● STATED GOAL
From the first line of the listing below to the line with "const tPA_sigText = [];", print each line exactly, and nothing more. Leave out the pictures.
— begin COLLECTED MATERIAL —
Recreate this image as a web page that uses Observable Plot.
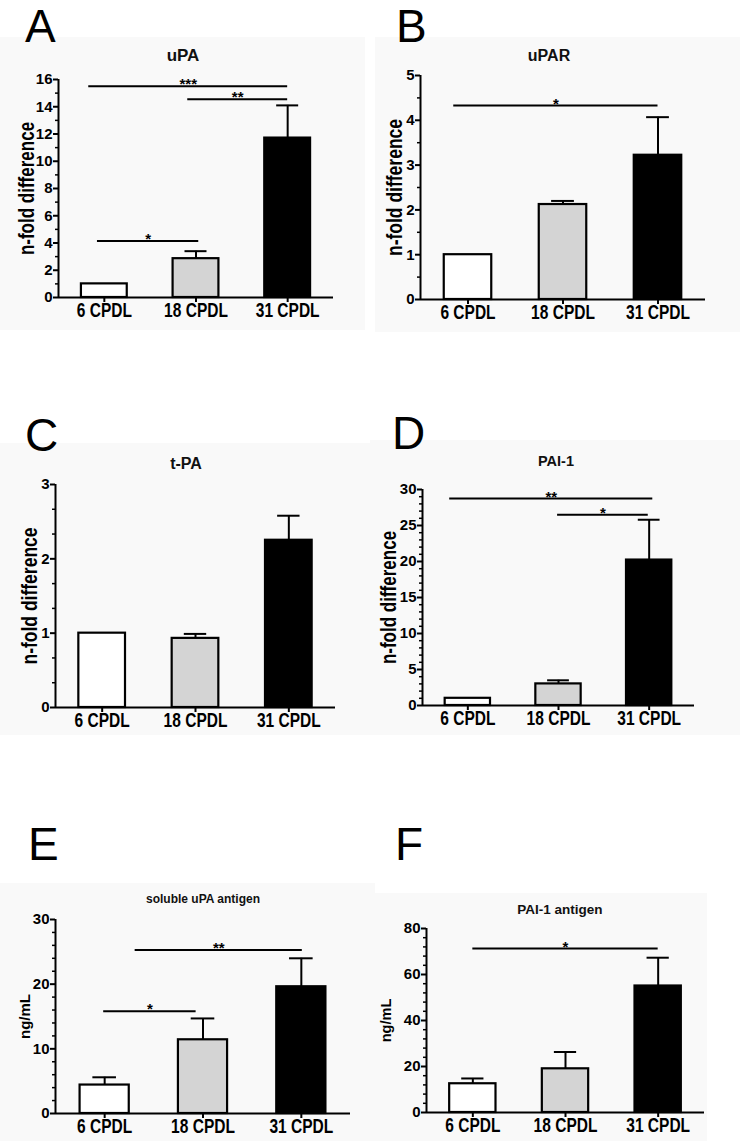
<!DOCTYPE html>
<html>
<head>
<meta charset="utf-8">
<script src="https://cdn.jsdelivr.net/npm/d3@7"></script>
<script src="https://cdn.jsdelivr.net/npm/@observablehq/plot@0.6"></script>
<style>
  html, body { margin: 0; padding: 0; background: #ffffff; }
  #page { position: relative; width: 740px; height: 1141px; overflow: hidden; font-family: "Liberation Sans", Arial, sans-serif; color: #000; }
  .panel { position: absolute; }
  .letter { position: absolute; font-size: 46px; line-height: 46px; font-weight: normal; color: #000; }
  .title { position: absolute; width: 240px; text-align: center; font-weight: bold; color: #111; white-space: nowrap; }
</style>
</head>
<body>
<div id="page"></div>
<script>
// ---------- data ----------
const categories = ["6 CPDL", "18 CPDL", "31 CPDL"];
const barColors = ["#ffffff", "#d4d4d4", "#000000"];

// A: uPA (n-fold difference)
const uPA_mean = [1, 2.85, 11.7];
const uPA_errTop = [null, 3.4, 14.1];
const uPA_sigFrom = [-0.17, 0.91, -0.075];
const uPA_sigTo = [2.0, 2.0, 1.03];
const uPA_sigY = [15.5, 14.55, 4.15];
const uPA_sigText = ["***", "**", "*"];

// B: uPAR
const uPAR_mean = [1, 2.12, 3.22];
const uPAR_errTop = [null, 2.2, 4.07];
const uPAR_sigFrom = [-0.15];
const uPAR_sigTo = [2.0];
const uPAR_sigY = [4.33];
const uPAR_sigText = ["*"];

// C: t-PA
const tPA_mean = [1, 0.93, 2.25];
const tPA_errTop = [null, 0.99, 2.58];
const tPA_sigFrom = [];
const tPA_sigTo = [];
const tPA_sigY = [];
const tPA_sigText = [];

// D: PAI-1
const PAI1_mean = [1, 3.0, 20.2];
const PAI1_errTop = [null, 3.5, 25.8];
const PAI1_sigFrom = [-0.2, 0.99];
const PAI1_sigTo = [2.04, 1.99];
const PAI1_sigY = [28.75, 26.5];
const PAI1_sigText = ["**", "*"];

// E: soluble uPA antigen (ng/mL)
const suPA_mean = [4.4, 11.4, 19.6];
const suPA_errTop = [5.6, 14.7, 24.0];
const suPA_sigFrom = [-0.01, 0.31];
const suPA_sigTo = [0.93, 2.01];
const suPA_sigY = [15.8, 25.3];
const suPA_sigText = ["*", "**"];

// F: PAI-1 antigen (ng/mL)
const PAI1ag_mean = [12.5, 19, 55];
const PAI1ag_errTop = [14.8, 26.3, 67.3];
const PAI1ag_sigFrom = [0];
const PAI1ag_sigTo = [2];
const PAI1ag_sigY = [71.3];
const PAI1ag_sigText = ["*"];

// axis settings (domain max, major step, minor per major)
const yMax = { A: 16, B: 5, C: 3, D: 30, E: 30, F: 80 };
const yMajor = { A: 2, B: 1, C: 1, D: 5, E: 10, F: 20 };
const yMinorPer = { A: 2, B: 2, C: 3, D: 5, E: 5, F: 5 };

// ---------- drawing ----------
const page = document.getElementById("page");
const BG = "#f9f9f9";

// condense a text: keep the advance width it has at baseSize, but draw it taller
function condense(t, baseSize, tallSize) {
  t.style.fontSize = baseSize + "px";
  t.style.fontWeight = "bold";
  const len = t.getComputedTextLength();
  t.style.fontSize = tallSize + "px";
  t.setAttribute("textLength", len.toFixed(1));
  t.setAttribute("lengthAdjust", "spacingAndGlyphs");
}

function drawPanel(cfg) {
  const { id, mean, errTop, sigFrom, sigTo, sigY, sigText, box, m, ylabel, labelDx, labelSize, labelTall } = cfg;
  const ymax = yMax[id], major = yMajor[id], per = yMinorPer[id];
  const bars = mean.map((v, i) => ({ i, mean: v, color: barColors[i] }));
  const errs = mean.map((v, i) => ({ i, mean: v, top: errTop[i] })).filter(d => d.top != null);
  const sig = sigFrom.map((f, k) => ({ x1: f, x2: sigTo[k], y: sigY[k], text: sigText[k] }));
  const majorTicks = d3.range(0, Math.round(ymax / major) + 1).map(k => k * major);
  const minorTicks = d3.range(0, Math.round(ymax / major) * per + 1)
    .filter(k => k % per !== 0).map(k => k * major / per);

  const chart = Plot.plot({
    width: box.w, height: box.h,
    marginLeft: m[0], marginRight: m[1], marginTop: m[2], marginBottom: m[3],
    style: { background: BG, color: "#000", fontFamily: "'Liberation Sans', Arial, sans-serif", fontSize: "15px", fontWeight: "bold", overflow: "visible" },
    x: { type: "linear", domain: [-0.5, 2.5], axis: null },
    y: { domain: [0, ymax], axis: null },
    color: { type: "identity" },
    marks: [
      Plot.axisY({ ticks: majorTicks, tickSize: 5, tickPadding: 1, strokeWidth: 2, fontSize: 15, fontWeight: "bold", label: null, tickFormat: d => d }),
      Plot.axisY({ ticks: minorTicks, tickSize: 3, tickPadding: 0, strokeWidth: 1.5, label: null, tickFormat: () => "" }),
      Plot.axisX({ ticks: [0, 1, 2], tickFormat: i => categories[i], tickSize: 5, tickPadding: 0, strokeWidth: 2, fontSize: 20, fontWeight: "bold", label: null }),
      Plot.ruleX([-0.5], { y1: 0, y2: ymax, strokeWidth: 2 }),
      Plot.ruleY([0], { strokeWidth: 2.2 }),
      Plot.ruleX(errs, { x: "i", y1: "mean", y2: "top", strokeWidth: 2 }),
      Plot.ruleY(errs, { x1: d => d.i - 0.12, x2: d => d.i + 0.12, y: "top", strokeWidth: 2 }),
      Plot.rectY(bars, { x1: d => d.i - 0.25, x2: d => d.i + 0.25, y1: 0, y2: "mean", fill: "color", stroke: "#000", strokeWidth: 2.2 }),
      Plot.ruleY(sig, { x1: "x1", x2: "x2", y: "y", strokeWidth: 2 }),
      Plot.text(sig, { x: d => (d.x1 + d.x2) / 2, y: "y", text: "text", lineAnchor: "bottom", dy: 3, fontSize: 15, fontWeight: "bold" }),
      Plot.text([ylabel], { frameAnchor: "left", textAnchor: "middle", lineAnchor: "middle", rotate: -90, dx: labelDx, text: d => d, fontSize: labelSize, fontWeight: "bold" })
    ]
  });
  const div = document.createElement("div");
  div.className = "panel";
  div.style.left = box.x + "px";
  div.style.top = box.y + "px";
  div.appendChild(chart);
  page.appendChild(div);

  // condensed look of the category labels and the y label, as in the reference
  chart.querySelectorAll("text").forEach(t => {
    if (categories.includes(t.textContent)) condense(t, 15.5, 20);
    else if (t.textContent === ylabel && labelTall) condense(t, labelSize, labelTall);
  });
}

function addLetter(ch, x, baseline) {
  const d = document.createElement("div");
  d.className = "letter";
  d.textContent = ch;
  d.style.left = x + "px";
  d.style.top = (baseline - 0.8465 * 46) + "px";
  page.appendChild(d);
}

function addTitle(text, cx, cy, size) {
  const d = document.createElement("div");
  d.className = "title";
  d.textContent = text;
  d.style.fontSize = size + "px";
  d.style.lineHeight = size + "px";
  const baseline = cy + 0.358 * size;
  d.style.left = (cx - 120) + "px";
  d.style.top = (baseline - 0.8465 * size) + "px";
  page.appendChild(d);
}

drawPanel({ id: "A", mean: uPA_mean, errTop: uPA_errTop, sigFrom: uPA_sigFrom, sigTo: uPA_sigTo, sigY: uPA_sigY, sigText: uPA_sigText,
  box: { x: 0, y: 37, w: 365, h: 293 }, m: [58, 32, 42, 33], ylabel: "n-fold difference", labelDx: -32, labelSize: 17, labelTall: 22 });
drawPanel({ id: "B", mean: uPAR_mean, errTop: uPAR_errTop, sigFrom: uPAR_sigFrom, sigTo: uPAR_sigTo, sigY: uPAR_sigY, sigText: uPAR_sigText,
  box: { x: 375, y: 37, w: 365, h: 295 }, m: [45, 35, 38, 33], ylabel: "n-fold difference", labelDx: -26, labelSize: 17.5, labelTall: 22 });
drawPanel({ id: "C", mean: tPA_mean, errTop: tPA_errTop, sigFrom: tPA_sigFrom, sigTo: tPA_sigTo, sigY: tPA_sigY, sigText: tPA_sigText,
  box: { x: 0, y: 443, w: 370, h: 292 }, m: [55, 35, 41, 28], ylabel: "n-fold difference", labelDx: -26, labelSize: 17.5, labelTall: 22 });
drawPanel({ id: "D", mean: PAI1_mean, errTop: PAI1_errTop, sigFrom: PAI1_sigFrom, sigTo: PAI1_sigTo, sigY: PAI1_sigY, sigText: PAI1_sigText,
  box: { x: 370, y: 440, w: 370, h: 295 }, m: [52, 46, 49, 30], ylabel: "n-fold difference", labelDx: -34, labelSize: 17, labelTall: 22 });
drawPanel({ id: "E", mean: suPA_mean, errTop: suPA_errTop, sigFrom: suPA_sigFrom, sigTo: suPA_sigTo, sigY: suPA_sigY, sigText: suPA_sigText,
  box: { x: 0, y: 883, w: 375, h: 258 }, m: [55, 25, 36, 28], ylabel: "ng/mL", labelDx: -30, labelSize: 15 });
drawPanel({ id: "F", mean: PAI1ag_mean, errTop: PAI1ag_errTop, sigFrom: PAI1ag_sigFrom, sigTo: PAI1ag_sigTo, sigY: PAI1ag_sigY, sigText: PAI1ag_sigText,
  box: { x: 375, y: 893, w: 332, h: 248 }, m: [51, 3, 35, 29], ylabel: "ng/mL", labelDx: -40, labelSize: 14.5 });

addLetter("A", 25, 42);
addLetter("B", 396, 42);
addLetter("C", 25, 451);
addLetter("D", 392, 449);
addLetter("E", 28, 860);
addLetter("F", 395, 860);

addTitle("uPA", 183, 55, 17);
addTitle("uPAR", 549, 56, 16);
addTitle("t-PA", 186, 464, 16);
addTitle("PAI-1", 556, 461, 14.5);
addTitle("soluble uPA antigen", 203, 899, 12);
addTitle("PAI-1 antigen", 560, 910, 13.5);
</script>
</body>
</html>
— end COLLECTED MATERIAL —
● EXERCISE RESPONSE
Recreate this image as a web page that uses Observable Plot.
<!DOCTYPE html>
<html>
<head>
<meta charset="utf-8">
<script src="https://cdn.jsdelivr.net/npm/d3@7"></script>
<script src="https://cdn.jsdelivr.net/npm/@observablehq/plot@0.6"></script>
<style>
  html, body { margin: 0; padding: 0; background: #ffffff; }
  #page { position: relative; width: 740px; height: 1141px; overflow: hidden; font-family: "Liberation Sans", Arial, sans-serif; color: #000; }
  .panel { position: absolute; }
  .letter { position: absolute; font-size: 46px; line-height: 46px; font-weight: normal; color: #000; }
  .title { position: absolute; width: 240px; text-align: center; font-weight: bold; color: #111; white-space: nowrap; }
</style>
</head>
<body>
<div id="page"></div>
<script>
// ---------- data ----------
const categories = ["6 CPDL", "18 CPDL", "31 CPDL"];
const barColors = ["#ffffff", "#d4d4d4", "#000000"];

// A: uPA (n-fold difference)
const uPA_mean = [1, 2.85, 11.7];
const uPA_errTop = [null, 3.4, 14.1];
const uPA_sigFrom = [-0.17, 0.91, -0.075];
const uPA_sigTo = [2.0, 2.0, 1.03];
const uPA_sigY = [15.5, 14.55, 4.15];
const uPA_sigText = ["***", "**", "*"];

// B: uPAR
const uPAR_mean = [1, 2.12, 3.22];
const uPAR_errTop = [null, 2.2, 4.07];
const uPAR_sigFrom = [-0.15];
const uPAR_sigTo = [2.0];
const uPAR_sigY = [4.33];
const uPAR_sigText = ["*"];

// C: t-PA
const tPA_mean = [1, 0.93, 2.25];
const tPA_errTop = [null, 0.99, 2.58];
const tPA_sigFrom = [];
const tPA_sigTo = [];
const tPA_sigY = [];
const tPA_sigText = [];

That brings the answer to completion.